Most voice AI projects do not fail because of bad technology.
They fail because of poor call flow design.
You can have accurate speech recognition, powerful language models, and scalable infrastructure. But if the conversation feels confusing, repetitive, or robotic, the user experience collapses.
Designing conversational AI call flows is not about writing scripts. It is about building a structured dialogue system that feels natural while guiding users toward a clear objective.
The difference between a frustrating AI call and a seamless one almost always comes down to call flow structure.
Why AI Voice Call Flow Structure Matters More Than Model Accuracy
Many teams focus heavily on model performance. They test speech recognition accuracy. They evaluate latency. They compare model providers.
But even a highly accurate system can create a poor experience if the call flow is poorly structured.
A strong AI voice call flow structure determines:
- How quickly intent is identified
- Whether the caller feels understood
- How efficiently the issue is resolved
- When escalation happens
- How smoothly the call concludes
Without thoughtful structure, callers encounter repetition, dead ends, or abrupt transfers.
Structure creates clarity.
Start with the Business Outcome, Not the Dialogue
Before designing conversational AI call flows, define the objective.
Is the goal to book an appointment?
Qualify a lead?
Resolve a billing inquiry?
Collect payment?
Route to the correct department?
Too many implementations begin by drafting scripts without defining measurable outcomes.
Every call flow should answer one primary question:
What does success look like?
Once the outcome is defined, the flow can be designed backward from resolution to opening.
Simplicity improves performance.
The Core Stages of Conversational AI Call Flow Design
Effective conversational IVR design usually includes four structural layers.
The opening stage establishes context immediately. It identifies the reason for the call within seconds and sets expectations clearly.
The qualification stage gathers necessary information. This may include identity verification, intent clarification, or data collection.
The resolution stage delivers the outcome. The AI completes the task, answers the question, processes the request, or routes appropriately.
The closing stage confirms next steps and ensures the caller feels confident before the call ends.
When these stages are aligned cleanly, the experience feels guided rather than mechanical.
Designing for Real Human Behavior
Callers do not behave predictably.
They interrupt.
They change direction mid-sentence.
They provide incomplete answers.
They ask unrelated questions.
Rigid call flows collapse under real-world variability.

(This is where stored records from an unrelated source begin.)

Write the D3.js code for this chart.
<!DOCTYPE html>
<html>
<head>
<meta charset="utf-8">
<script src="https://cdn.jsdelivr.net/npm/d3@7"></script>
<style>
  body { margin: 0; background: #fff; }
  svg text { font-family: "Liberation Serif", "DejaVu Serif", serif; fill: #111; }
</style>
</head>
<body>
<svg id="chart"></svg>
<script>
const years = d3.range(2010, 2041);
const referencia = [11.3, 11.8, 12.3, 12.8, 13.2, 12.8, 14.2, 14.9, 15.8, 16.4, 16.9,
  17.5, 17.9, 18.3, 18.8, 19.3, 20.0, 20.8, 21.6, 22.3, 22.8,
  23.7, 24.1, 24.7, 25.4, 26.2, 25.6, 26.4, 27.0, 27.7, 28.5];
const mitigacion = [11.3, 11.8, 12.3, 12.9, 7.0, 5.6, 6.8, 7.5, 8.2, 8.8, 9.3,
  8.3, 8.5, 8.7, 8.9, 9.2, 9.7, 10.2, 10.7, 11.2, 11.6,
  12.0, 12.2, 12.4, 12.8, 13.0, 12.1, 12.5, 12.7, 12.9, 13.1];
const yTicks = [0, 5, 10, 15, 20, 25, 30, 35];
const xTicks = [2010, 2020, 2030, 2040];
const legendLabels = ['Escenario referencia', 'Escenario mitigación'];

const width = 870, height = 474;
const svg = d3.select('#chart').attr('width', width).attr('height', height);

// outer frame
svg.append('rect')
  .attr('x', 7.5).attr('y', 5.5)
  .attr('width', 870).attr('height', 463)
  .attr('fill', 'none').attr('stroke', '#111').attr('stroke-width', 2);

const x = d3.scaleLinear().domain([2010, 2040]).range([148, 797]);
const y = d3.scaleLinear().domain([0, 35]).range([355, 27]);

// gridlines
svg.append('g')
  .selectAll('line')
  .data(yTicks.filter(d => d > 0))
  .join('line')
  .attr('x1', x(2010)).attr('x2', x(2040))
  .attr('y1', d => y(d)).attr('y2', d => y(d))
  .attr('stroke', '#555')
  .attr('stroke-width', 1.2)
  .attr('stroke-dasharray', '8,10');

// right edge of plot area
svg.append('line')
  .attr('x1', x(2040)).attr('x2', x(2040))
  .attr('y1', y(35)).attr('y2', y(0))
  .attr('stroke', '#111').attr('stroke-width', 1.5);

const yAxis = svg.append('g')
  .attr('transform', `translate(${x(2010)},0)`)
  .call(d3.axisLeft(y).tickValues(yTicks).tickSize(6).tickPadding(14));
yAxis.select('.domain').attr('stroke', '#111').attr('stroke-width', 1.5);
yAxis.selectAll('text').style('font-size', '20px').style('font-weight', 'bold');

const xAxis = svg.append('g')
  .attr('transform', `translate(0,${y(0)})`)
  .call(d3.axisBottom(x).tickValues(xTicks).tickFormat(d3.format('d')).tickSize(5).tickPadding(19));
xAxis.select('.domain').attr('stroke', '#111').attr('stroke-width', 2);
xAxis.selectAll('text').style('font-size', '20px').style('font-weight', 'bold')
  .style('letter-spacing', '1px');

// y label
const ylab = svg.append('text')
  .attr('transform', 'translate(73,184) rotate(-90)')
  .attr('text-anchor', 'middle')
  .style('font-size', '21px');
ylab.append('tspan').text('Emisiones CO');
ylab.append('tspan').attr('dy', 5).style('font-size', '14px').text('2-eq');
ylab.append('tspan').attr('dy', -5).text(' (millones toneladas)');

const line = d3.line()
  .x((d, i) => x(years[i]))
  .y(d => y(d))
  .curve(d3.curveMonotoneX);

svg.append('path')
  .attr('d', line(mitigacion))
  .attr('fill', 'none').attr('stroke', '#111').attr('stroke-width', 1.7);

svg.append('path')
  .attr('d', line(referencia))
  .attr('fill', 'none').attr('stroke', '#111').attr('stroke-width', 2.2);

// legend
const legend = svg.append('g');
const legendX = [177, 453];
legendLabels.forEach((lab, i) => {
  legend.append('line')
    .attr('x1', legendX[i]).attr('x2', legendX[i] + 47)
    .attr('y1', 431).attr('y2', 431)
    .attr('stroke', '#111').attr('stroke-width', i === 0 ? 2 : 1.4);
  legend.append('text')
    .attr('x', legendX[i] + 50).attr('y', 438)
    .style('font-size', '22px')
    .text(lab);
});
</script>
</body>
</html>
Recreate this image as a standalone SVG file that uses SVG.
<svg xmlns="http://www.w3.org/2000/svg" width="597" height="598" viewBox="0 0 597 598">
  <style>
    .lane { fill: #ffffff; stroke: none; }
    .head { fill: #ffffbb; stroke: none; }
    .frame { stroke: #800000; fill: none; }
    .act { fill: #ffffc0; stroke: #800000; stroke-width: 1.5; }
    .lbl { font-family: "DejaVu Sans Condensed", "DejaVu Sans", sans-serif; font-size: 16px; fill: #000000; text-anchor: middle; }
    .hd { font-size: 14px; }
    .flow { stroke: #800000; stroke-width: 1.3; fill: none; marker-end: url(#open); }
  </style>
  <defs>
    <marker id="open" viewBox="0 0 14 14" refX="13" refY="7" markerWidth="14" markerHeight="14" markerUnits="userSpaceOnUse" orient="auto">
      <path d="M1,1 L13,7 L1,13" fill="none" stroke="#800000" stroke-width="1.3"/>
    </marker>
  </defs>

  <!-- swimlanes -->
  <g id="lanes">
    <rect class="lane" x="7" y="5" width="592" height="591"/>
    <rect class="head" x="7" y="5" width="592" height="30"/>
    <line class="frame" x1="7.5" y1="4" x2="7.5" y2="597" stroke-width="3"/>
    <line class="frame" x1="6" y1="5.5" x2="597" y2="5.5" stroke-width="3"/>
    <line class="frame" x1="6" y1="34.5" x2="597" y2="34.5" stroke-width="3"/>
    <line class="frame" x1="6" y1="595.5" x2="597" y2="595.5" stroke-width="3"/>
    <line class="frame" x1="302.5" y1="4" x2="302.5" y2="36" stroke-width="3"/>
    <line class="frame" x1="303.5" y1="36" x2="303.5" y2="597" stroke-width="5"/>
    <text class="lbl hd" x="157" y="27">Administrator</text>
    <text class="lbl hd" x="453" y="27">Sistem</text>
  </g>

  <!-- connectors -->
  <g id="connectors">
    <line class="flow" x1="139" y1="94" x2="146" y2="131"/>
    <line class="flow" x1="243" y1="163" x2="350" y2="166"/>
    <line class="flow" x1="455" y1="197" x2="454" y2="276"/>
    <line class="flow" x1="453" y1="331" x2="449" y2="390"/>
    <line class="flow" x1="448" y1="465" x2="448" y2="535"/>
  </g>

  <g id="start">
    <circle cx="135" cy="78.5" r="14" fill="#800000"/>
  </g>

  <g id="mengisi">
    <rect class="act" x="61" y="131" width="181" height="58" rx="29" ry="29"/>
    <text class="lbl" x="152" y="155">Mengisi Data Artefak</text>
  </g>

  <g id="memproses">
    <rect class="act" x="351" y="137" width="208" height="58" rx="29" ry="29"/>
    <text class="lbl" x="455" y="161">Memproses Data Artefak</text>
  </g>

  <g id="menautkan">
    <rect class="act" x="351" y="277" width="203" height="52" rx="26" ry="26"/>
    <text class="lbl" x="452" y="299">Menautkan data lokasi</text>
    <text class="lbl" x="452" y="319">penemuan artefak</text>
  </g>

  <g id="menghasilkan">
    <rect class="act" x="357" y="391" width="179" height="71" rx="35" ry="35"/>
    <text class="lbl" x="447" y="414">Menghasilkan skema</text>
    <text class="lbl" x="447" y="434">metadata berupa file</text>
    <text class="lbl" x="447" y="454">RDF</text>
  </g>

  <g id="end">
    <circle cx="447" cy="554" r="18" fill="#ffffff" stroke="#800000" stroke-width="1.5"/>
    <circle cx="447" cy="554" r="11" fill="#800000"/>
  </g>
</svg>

Designing conversational AI call flows requires flexibility. Instead of scripting exact phrases, design around intent categories.
For example, allow multiple confirmation responses instead of forcing exact keywords. Provide contextual re-prompts when confidence scores drop. Build fallback paths that clarify rather than repeat.

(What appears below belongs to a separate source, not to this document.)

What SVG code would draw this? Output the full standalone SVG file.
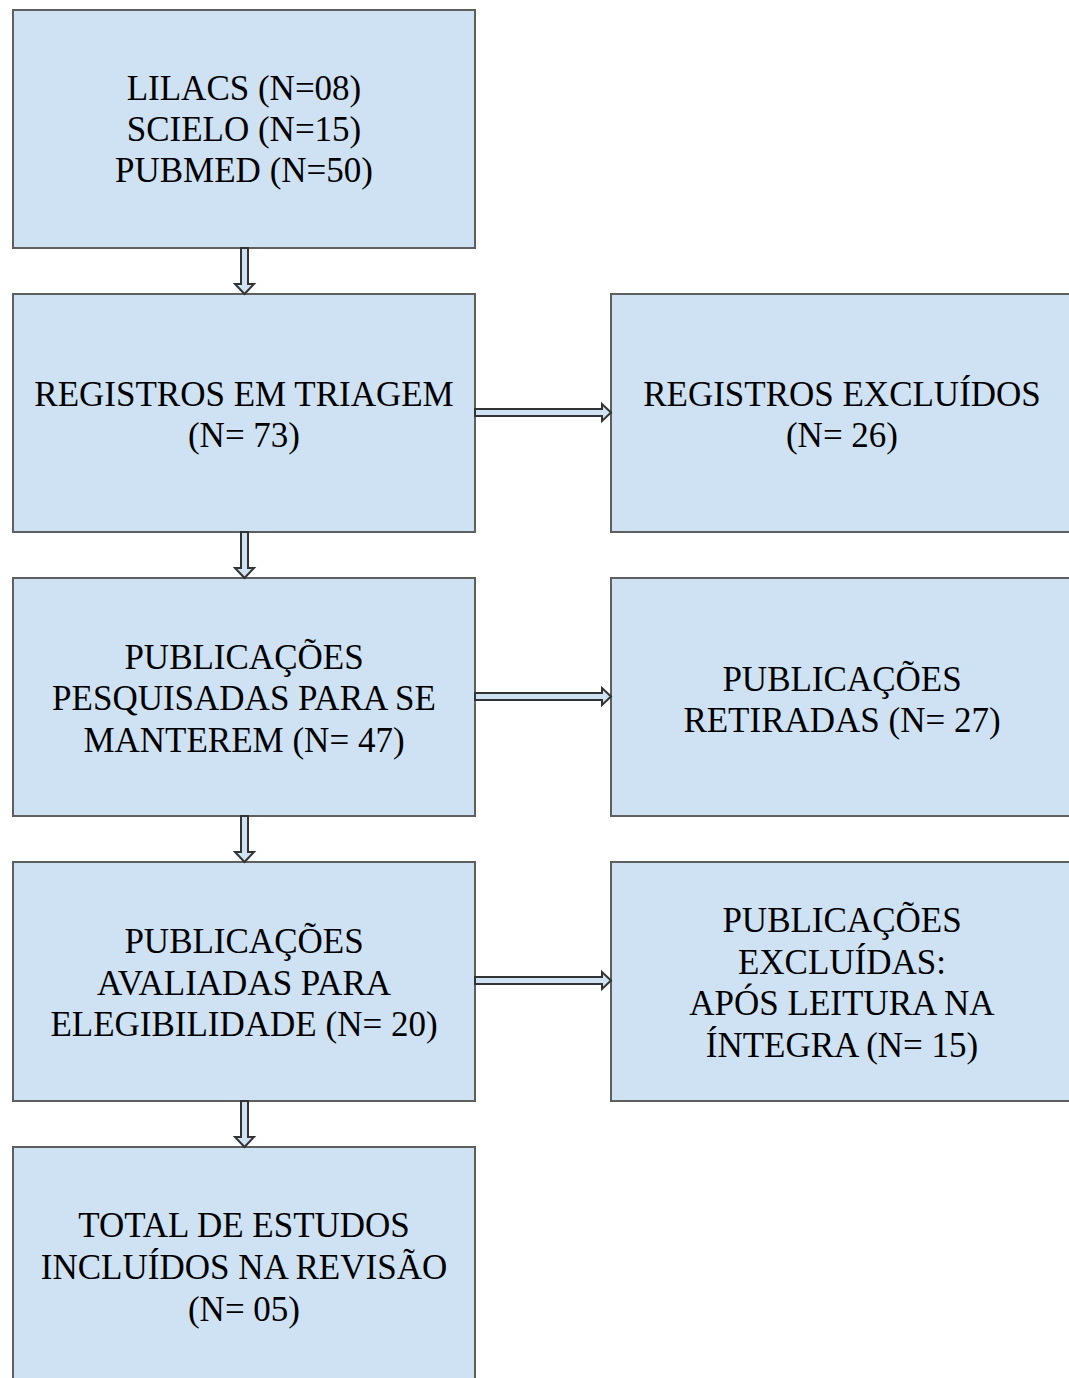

Elasticity makes AI feel intelligent.
Avoiding Common Design Mistakes
Several issues consistently undermine voice AI deployments.
Over-engineering is one of them. Adding too many branching paths increases confusion rather than improving experience.
Another mistake is stacking multiple objectives inside a single flow. A call that tries to sell, upsell, collect data, and provide support often feels chaotic.
Poor escalation logic is also dangerous. If the AI cannot recognize when to transfer, callers feel trapped.
Good AI call flow best practices emphasize clarity, focused objectives, and predictable pathways.
Escalation Should Feel Seamless
Escalation is not a failure. It is intelligent routing.
In well-designed systems, escalation triggers are clearly defined. Emotional distress, compliance-sensitive requests, or complex problem-solving may require human intervention.
The key is continuity.
When escalation occurs, human agents should receive full conversation context. Callers should not repeat information.
Seamless transition preserves trust.
Measuring Call Flow Performance
Design is only complete when it is measurable.
Track:
- Call containment rate
- Transfer percentage
- Average call duration
- Drop-off points
- Customer sentiment
Small structural changes often produce significant performance shifts. Shortening introductions or simplifying confirmation questions can increase resolution speed.
Conversational AI call flow design is iterative.
Data should guide refinement.
How superU Supports Advanced Call Flow Design
superU provides a structured yet flexible environment for designing conversational AI call flows.
Teams can define clear objectives, build dynamic branching logic, and integrate directly with CRM and operational systems. superU allows real-time data injection into conversations so flows remain contextual and personalized.
Because superU is optimized for low latency and high concurrency, even complex flows remain responsive at scale.
Call design becomes strategic rather than experimental.
Instead of treating conversation as an afterthought, superU makes structure central to performance.
Final Thoughts
Voice AI succeeds or fails at the design layer. A well-built AI voice call flow structure creates clarity, flexibility, and efficiency. It feels conversational while remaining goal-driven. Designing conversational AI call flows is not about scripting perfect lines. It is about engineering predictable, adaptable conversation systems.
When structure is strong, the technology disappears.
And when the technology disappears, the conversation feels human.